A New New Testament opens with the short Prayer of Thanksgiving, said Taussig, because it “likely belongs to a very early layer of Christian practice,” such as the collective meal, which the early Jesus followers called “eucharist,” Greek for “thanksgiving.”
“We give thanks to you; every life and heart stretches toward you, O name untroubled,” it begins. The council welcomed it, said Taussig, because the traditional New Testament contains so few prayers.
The council also embraced with special enthusiasm the psalm-like Odes of Solomon, a collection of 41 Christian psalms that the New Orleans council chose, Taussig writes, because it appeared to have originated as liturgies in several of the earliest Jesus communities.
In some songs a Christ-like figure speaks, suggesting that worshipers took on the person of Jesus in early liturgies. “Love me with gentleness, those who love,” he says in Ode 8, “for I do not turn my face from my own.”

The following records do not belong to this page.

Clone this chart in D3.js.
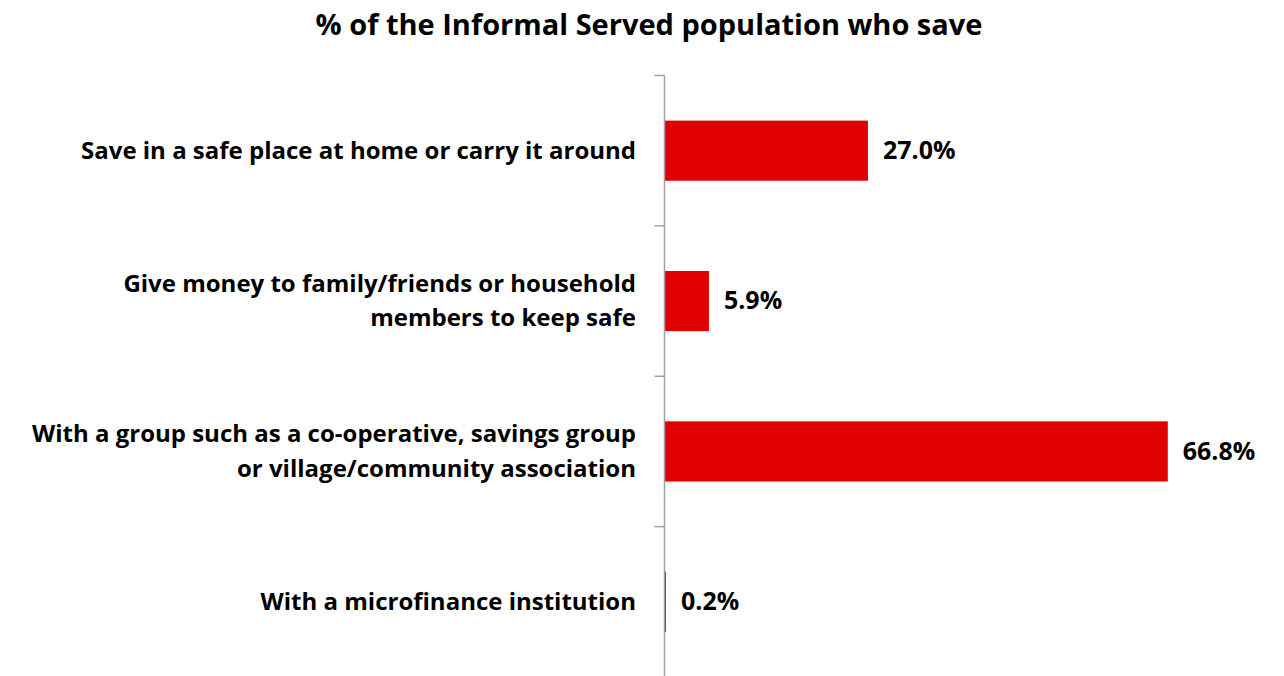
<!DOCTYPE html>
<html>
<head>
<meta charset="utf-8">
<script src="https://cdn.jsdelivr.net/npm/d3@7"></script>
<style>
  html, body { margin: 0; padding: 0; background: #fff; }
  svg { display: block; }
  text { font-family: "Open Sans", Lato, sans-serif; font-weight: 700; fill: #000; }
</style>
</head>
<body>
<svg id="chart" width="1284" height="676"></svg>
<script>
// Savings channels used by the Informal Served population
const categories = [
  ["Save in a safe place at home or carry it around"],
  ["Give money to family/friends or household", "members to keep safe"],
  ["With a group such as a co-operative, savings group", "or village/community association"],
  ["With a microfinance institution"]
];
const values = [27.0, 5.9, 66.8, 0.2];
const valueLabels = ["27.0%", "5.9%", "66.8%", "0.2%"];
const title = "% of the Informal Served population who save";

const svg = d3.select("#chart");
const axisX = 664.5;

const keys = categories.map(c => c.join(" "));

const x = d3.scaleLinear().domain([0, 70]).range([axisX, axisX + 527.4]);
const y = d3.scaleBand().domain(keys).range([75.5, 677]).paddingInner(0.6).paddingOuter(0.3);

// Title
svg.append("text")
  .attr("x", 649).attr("y", 35)
  .attr("text-anchor", "middle")
  .style("font-size", "29px")
  .text(title);

// Bars
svg.selectAll("rect.bar")
  .data(values)
  .join("rect")
  .attr("class", "bar")
  .attr("x", x(0))
  .attr("y", (d, i) => y(keys[i]))
  .attr("width", d => x(d) - x(0))
  .attr("height", y.bandwidth())
  .attr("fill", "#e00000");

// Vertical category axis with tick marks between bands
const step = y.step();
const tickYs = d3.range(keys.length + 1).map(i => y.range()[0] + i * step);
const axisG = svg.append("g");
axisG.append("line")
  .attr("x1", axisX).attr("x2", axisX)
  .attr("y1", tickYs[0]).attr("y2", tickYs[tickYs.length - 1])
  .attr("stroke", "#a0a0a0").attr("stroke-width", 1.5);
axisG.selectAll("line.tick")
  .data(tickYs)
  .join("line")
  .attr("class", "tick")
  .attr("x1", axisX - 10).attr("x2", axisX)
  .attr("y1", d => d).attr("y2", d => d)
  .attr("stroke", "#a0a0a0").attr("stroke-width", 1.5);

// Category labels
const lineGap = 34.5;
svg.selectAll("text.cat")
  .data(categories)
  .join("text")
  .attr("class", "cat")
  .attr("text-anchor", "end")
  .style("font-size", "24px")
  .each(function(lines, i) {
    const cy = y(keys[i]) + y.bandwidth() / 2;
    const t = d3.select(this);
    lines.forEach((ln, j) => {
      t.append("tspan")
        .attr("x", 636)
        .attr("y", cy + (j - (lines.length - 1) / 2) * lineGap)
        .attr("dy", "0.33em")
        .text(ln);
    });
  });

// Value labels
svg.selectAll("text.val")
  .data(values)
  .join("text")
  .attr("class", "val")
  .attr("x", d => x(d) + 15)
  .attr("y", (d, i) => y(keys[i]) + y.bandwidth() / 2)
  .attr("dy", "0.33em")
  .style("font-size", "25px")
  .text((d, i) => valueLabels[i]);
</script>
</body>
</html>
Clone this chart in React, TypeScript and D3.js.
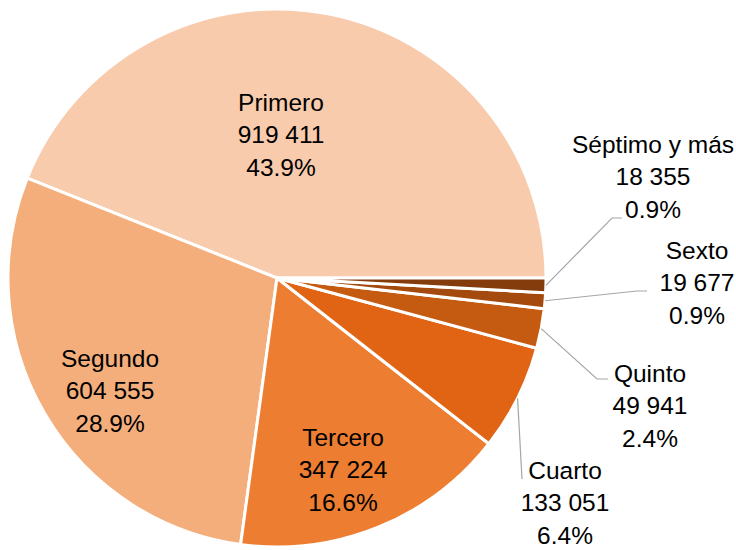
import React from "react";
import * as d3 from "d3";

const categories = ["Primero", "Segundo", "Tercero", "Cuarto", "Quinto", "Sexto", "Séptimo y más"];
const values = [919411, 604555, 347224, 133051, 49941, 19677, 18355];
const percentLabels = ["43.9%", "28.9%", "16.6%", "6.4%", "2.4%", "0.9%", "0.9%"];
const valueLabels = ["919 411", "604 555", "347 224", "133 051", "49 941", "19 677", "18 355"];
const colors = ["#F8CBAD", "#F4AE7C", "#ED7D31", "#E06414", "#C55A11", "#A54A0F", "#843C0C"];

// label layout: center x, first line center y, optional leader elbow/end
const layout: { x: number; y: number; elbow?: [number, number]; end?: [number, number] }[] = [
  { x: 281, y: 102 },
  { x: 110, y: 358 },
  { x: 343, y: 437 },
  { x: 565, y: 470, elbow: [522, 479], end: [522, 479] },
  { x: 650, y: 373, elbow: [597, 379], end: [608, 379] },
  { x: 697, y: 250, elbow: [637, 291], end: [647, 291] },
  { x: 653, y: 144, elbow: [612, 218], end: [622, 218] },
];

export default function App() {
  const W = 736, H = 550;
  const cx = 277, cy = 278, R = 269;
  const pie = d3.pie<number>().sort(null).value((d) => d)
    .startAngle(Math.PI / 2).endAngle(Math.PI / 2 - 2 * Math.PI);
  const arcs = pie(values);
  const arcGen = d3.arc<d3.PieArcDatum<number>>().innerRadius(0).outerRadius(R);
  const lh = 32.5;
  return (
    <svg width={W} height={H} style={{ position: "absolute", left: 0, top: 0, background: "#fff" }}
      fontFamily="'Liberation Sans', Arial, sans-serif" fontSize={24.5}>
      <g transform={`translate(${cx},${cy})`}>
        {arcs.map((a, i) => (
          <path key={i} d={arcGen(a) || ""} fill={colors[i]} stroke="#fff" strokeWidth={3} strokeLinejoin="round" />
        ))}
      </g>
      {arcs.map((a, i) => {
        const L = layout[i];
        if (!L.elbow) return null;
        const mid = (a.startAngle + a.endAngle) / 2;
        const sx = cx + R * Math.sin(mid);
        const sy = cy - R * Math.cos(mid);
        const pts = [[sx, sy], L.elbow, L.end!];
        return (
          <polyline key={"l" + i} points={pts.map((p) => p.join(",")).join(" ")}
            fill="none" stroke="#A6A6A6" strokeWidth={1.2} />
        );
      })}
      {categories.map((c, i) => {
        const L = layout[i];
        const lines = [c, valueLabels[i], percentLabels[i]];
        return (
          <g key={"t" + i}>
            {lines.map((t, j) => (
              <text key={j} x={L.x} y={L.y + j * lh} textAnchor="middle" dominantBaseline="central" fill="#000">
                {t}
              </text>
            ))}
          </g>
        );
      })}
    </svg>
  );
}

Taussig concedes some traditionalists may see blasphemy in A New New Testament, whose very premise seems to question whether Christianity got Jesus right.
But as the “gentle fundamentalism” of his Colorado boyhood gave way to inquiry and scholarship, he said, he came to see the Bible not as history but poetry. The ancient writers seeking to grasp the astonishing new Jesus movement “didn’t write down what happened,” he says.
“They wrote what it meant.”
“Harking back to ancient documents helps us think about things in new ways,” he said. “The more good ones the better.”